Friday, 26 April 2013

The best people for the job

"It is not the man who has too little, but the man who craves more, who is poor." - Seneca

"I want my leaders to be the best people for the job", said a friend to me recently, over a Jamaican lager on one of the first sunny evenings of Spring, in another friend's back yard. On the kind of evening that can't help but fill you with optimism, a cloud suddenly formed in my mind.

Not because of the deep-seated, unquestioned, desire for a leader; not even for the denial of our own worth, the insidious idea that some people are just better; but because he believed that only by paying them lots of money would we attract these 'best people',  these ubermensch, and that our politicians weren't actually paid enough.

Perhaps it's based on a fair premise - that, in a fair world, those who worked the hardest would be best rewarded (and another, distinctly dodgy, premise: that wealth is the best reward). Perhaps, as a teacher himself, that's just an idea he desperately needs to cling to, to stay optimistic as those poor underpaid politicians keep piling up work at outside his classroom door - his own mental light at the end of the tunnel. One day, Lord, one day. But it's denial; in George Monbiot's phrase, "if wealth was the inevitable result of hard work and enterprise, every woman in Africa would be a millionaire."

And even in that imaginary fair world, the more money for better people premise only works if you want to be led, rather than represented - if you want politicians to look up to, someone to adore, rather than representatives who know how you feel.
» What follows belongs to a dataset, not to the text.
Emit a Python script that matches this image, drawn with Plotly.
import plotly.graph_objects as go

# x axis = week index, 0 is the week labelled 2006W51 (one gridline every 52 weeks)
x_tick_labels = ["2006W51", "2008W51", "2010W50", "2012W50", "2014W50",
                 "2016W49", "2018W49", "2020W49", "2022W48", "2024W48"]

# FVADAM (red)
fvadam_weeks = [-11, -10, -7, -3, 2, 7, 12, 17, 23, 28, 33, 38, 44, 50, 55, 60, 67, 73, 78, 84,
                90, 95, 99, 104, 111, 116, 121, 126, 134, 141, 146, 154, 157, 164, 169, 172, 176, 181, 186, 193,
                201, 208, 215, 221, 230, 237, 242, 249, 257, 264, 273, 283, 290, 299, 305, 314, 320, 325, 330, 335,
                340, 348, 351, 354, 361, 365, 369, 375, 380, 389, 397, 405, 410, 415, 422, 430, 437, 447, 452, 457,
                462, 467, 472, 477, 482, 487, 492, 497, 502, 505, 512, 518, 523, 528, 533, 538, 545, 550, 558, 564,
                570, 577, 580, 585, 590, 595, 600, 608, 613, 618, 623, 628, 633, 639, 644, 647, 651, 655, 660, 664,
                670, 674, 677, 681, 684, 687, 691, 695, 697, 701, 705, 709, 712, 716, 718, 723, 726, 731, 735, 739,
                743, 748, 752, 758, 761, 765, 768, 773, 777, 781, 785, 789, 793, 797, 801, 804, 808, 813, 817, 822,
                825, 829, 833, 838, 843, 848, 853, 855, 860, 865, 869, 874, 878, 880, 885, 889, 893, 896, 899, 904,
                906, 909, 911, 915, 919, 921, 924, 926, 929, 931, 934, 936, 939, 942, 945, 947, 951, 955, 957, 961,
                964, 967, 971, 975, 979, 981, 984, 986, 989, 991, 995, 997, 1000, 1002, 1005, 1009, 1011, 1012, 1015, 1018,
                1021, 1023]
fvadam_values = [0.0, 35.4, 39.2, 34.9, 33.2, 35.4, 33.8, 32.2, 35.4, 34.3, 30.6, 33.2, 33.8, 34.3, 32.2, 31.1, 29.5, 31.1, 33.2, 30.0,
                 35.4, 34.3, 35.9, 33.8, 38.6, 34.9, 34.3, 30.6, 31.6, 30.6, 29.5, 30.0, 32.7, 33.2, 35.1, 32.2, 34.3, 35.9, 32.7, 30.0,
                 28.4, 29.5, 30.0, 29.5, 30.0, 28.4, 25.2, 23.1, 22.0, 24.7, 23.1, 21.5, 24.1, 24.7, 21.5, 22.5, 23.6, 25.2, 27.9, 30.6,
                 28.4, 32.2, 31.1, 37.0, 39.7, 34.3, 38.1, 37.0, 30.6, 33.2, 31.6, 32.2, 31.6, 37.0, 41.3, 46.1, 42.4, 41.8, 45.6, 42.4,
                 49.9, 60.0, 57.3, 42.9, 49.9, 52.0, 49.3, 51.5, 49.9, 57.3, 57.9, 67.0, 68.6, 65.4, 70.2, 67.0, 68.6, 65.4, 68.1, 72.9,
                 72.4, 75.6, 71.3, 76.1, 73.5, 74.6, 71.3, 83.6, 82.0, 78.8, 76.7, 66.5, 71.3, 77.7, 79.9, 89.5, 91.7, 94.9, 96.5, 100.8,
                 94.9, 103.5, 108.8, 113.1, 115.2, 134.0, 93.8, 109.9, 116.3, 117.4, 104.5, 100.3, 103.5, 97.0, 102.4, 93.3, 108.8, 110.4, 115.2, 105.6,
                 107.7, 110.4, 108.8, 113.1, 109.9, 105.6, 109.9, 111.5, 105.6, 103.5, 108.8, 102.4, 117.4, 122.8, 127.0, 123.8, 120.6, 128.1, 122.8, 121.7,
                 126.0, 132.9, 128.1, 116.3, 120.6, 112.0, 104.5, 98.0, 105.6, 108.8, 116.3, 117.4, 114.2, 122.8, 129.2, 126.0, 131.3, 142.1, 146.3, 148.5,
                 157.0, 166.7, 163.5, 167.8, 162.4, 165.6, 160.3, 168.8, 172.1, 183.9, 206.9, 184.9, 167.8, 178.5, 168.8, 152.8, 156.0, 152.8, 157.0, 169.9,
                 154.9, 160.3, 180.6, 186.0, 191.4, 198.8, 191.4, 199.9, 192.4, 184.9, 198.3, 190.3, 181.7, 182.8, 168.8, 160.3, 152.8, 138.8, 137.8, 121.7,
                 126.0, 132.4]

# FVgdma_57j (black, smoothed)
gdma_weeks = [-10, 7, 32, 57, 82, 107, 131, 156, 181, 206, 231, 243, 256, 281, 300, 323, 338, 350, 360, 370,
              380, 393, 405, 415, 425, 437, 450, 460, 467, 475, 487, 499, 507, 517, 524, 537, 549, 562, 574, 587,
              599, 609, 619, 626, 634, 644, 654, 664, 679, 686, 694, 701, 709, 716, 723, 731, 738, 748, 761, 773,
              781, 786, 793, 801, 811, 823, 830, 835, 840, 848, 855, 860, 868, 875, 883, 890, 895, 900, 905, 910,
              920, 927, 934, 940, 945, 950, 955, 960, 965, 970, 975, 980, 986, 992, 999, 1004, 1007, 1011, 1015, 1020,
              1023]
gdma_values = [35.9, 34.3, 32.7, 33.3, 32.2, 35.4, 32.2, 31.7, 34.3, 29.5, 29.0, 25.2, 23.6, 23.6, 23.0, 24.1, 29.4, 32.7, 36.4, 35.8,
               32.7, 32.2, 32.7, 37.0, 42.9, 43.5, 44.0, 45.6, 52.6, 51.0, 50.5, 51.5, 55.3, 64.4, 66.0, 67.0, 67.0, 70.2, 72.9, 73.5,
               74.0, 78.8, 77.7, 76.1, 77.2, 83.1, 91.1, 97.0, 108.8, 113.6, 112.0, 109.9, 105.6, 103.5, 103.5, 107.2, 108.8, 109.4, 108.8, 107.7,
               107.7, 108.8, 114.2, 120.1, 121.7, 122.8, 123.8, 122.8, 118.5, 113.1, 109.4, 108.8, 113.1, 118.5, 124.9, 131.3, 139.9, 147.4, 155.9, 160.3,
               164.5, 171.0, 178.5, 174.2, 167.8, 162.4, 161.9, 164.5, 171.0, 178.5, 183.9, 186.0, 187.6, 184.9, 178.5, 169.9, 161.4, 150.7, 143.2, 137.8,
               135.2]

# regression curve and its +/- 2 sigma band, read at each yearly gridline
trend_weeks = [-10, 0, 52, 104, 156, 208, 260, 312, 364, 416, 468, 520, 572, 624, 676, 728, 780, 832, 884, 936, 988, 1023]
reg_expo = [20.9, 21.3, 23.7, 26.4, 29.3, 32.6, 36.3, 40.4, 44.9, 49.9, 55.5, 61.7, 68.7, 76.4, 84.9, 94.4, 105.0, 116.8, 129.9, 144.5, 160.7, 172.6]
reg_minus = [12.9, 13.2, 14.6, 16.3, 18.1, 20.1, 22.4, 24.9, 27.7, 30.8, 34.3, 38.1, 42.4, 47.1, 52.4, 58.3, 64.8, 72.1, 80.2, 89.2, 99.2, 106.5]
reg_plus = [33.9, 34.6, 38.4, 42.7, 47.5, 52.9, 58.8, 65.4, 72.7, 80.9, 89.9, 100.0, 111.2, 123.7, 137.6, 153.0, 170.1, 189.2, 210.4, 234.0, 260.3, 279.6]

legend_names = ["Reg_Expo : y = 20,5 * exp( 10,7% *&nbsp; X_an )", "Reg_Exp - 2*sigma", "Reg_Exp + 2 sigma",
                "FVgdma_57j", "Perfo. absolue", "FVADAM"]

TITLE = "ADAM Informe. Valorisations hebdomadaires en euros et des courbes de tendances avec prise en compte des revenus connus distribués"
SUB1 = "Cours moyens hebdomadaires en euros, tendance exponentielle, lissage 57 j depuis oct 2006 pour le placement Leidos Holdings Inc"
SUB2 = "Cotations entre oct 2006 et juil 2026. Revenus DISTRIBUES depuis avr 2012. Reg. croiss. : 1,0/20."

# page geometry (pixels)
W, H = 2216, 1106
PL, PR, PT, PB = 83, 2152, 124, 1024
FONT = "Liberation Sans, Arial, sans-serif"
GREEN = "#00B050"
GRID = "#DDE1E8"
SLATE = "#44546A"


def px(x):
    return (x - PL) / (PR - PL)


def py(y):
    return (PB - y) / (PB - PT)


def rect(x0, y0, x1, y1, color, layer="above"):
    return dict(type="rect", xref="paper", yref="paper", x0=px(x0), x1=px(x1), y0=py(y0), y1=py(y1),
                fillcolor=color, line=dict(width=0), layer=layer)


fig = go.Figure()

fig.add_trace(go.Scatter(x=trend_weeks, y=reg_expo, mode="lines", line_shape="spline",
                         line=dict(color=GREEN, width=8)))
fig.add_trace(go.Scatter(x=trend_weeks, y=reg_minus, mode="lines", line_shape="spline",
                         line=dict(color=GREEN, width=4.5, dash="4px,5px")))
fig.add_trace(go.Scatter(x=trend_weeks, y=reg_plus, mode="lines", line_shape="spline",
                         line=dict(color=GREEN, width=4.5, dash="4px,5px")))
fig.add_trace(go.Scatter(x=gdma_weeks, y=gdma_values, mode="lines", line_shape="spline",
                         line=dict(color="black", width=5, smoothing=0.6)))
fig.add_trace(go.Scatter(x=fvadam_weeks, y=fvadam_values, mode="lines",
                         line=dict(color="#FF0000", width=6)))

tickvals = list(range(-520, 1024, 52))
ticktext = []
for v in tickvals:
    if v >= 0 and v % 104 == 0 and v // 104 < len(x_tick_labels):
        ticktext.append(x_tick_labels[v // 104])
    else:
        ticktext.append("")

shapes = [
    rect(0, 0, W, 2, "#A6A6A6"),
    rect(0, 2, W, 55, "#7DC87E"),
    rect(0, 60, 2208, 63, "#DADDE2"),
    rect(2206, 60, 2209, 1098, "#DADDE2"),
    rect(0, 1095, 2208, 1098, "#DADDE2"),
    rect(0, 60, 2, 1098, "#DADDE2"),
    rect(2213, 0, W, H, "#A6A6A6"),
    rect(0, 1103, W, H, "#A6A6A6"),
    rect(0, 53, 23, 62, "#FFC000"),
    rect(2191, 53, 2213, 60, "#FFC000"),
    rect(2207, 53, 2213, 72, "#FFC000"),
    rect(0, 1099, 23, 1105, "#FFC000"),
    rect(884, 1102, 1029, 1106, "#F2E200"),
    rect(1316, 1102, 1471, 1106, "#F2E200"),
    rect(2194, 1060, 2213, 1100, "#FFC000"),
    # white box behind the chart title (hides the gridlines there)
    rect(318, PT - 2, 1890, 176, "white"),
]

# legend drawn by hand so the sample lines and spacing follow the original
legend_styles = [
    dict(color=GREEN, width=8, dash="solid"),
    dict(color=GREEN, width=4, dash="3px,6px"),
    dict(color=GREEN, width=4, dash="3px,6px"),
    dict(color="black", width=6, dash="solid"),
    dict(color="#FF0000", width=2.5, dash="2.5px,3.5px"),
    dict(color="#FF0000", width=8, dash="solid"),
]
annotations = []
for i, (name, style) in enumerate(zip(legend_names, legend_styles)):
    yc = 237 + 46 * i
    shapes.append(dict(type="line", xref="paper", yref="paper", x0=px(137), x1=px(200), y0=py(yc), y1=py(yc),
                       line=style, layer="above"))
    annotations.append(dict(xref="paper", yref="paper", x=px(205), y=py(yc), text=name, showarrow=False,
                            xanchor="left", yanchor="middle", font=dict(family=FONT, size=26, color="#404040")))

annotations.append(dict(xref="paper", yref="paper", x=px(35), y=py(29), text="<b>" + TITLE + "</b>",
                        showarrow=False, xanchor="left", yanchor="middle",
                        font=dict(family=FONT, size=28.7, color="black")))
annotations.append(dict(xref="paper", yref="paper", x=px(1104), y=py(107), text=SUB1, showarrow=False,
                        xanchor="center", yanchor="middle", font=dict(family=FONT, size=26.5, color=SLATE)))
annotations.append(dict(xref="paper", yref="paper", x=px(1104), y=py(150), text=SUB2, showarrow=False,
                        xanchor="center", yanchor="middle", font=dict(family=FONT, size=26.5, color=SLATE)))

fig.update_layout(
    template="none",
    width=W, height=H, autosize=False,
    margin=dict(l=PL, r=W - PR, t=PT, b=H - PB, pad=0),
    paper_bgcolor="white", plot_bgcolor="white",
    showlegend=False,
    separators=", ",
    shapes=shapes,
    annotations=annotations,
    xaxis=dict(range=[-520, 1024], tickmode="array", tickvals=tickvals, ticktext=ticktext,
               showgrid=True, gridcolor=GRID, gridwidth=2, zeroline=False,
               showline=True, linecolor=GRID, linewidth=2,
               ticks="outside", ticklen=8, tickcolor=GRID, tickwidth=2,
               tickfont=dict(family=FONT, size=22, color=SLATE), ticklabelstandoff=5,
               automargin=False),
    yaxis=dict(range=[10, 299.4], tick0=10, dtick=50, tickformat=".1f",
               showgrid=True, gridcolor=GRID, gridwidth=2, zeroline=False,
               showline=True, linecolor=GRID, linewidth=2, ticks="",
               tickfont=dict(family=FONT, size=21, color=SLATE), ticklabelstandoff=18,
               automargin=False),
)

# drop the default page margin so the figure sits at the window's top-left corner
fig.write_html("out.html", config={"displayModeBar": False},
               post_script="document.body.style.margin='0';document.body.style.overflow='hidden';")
Fuck sympathy, I want my politicians to have truly empathetic understanding of the dread fear caused by an unexpected bill landing on the doormat - and then work hard to eliminate that fear for everyone.

This is something that Mujica, the world's poorest president, understands.  Now that he's attained office, he's on a deliberate drive to make the presidency 'less venerated'. He refuses to live in the official presidential palace, instead using it as shelter for homeless people during the coldest months. While our own venerated leaders are driven around in limousines, Mujica gets about in an old VW Beetle. 
His presidential salary is about $108,000 per annum, but he donates 90% (mostly to programs for expanding housing for the poor), which leaves him with an amount comparable to that of an average Uruguayan. 

When asked if he has enough to live on, Mujica's response is straight-forward:

"I do fine with that amount; I have to do fine, because there are many Uruguayans who live with much less"

Life dominates thought and determines will; if your life is one of privilege, how often will your thoughts be with the poor? How likely will reducing inequality be your will?